事实上,传统农业文明尤其是其思想理念并未完全失效。只有在一定的自然地理环境及农业生产之上,才能建立起工商业;而工商业和资本所推动的科学技术的高速发展,一方面已催生出信息化、数字化、智能化的产业,出现符号经济;另一方面,又造成人类生存的自然环境的失衡甚至破坏,这都意味着传统的工业文明也需要转换为包括生态文明在内的新式文明。直到今天,国际学术界关于文化与文明的理解,仍然存在不小的差异,有些差异还事关重大。例如,如果不能厘清人类“现代文明的共性”与“文化的个性及多样化”的关系,使其相互融通,那么,前者会变得贫乏单一、失去活力;后者则难以适应现代社会,摆脱和超越陈旧的观念与陋习。进言之,现代文明也必定受制于现代社会的特点与问题,从而表现出这样或那样的不足、局限甚至缺陷。如西方现代性所确立的人的主体性和目的性,就强化了人的自我中心,把人之外的事物甚至整个地球视为功利性的“资源”,这就难以真正建设生态文明。同时由于利己心及竞争的驱使,人的智力与科学技术的提升都较为迅速,而德性、公正与和谐的观念却相对滞后,由此导致人的理性很容易被工具理性所主导,这不仅会强化分工所造成的个体的片面性和单面性,也会强化同一社会内部和不同国家之间的不公和不平衡发展。布罗代尔认为文明至少是一个双义词,它既表示道德价值又表示物质价值。还有学者提出衡量历史上文明“度量”的一系列指标,包括“能量获取”、“社会组织”、“战争能力”与“信息技术”,这都是有意义的。

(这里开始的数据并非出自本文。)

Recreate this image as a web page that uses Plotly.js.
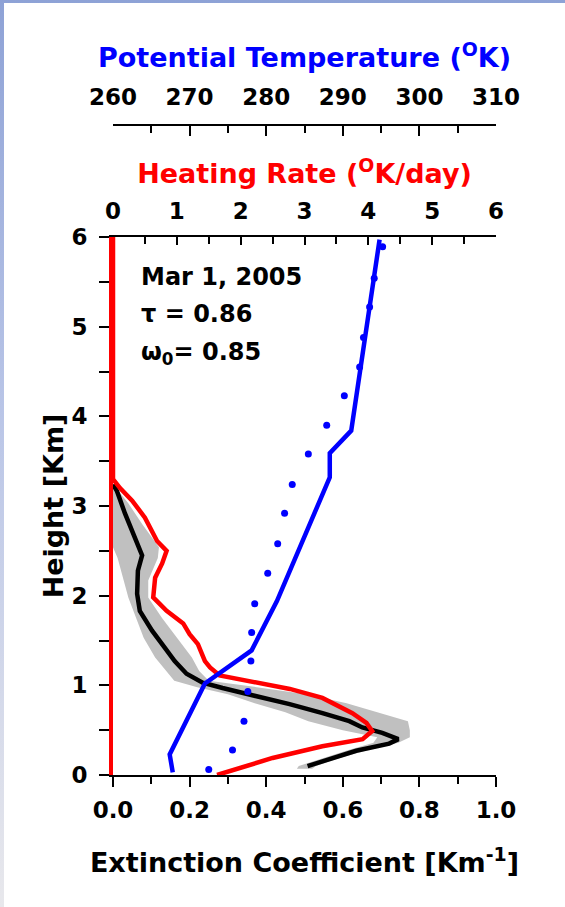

然而,人文及道德,与理性及科学,在事实上毕竟表征着不同的维度与取向,两者之间不可能没有间距甚至矛盾,如同真、善、美之间的差异与矛盾,人的智慧就在于将这种差异和矛盾转换成推动文明进步的动力。所以,我们要发展现代文明,实现人的自由全面发展,就要正视现实问题,充分认识上述两大方面的差异、相通与互斥互补的关系,借助老子“道法自然”、孔子“和而不同”及现代科学“张力”(tension)的思想,寻找到它们之间动态平衡或相反相成的途径与方法。

任何时代的思想观念,就其社会内容而言,都会有其特定性即局限性,需要我们结合时代新的需要与条件,从特殊中开显出它的普遍意义。今天,我们要建设中华民族现代文明,更要把普遍与特殊、传统与现代有机整合。所以,我们重温历史上那些富有反思性、理想性和批判性的思想观念与论争,让现代化结合于民族文化并使之提升,就能以历史的态度、开放的胸襟和前瞻的眼光,正确对待具有“世界性”和“地方性”双重特点的中华民族现代文明建设事业——而这正是本文的旨趣与命意所在。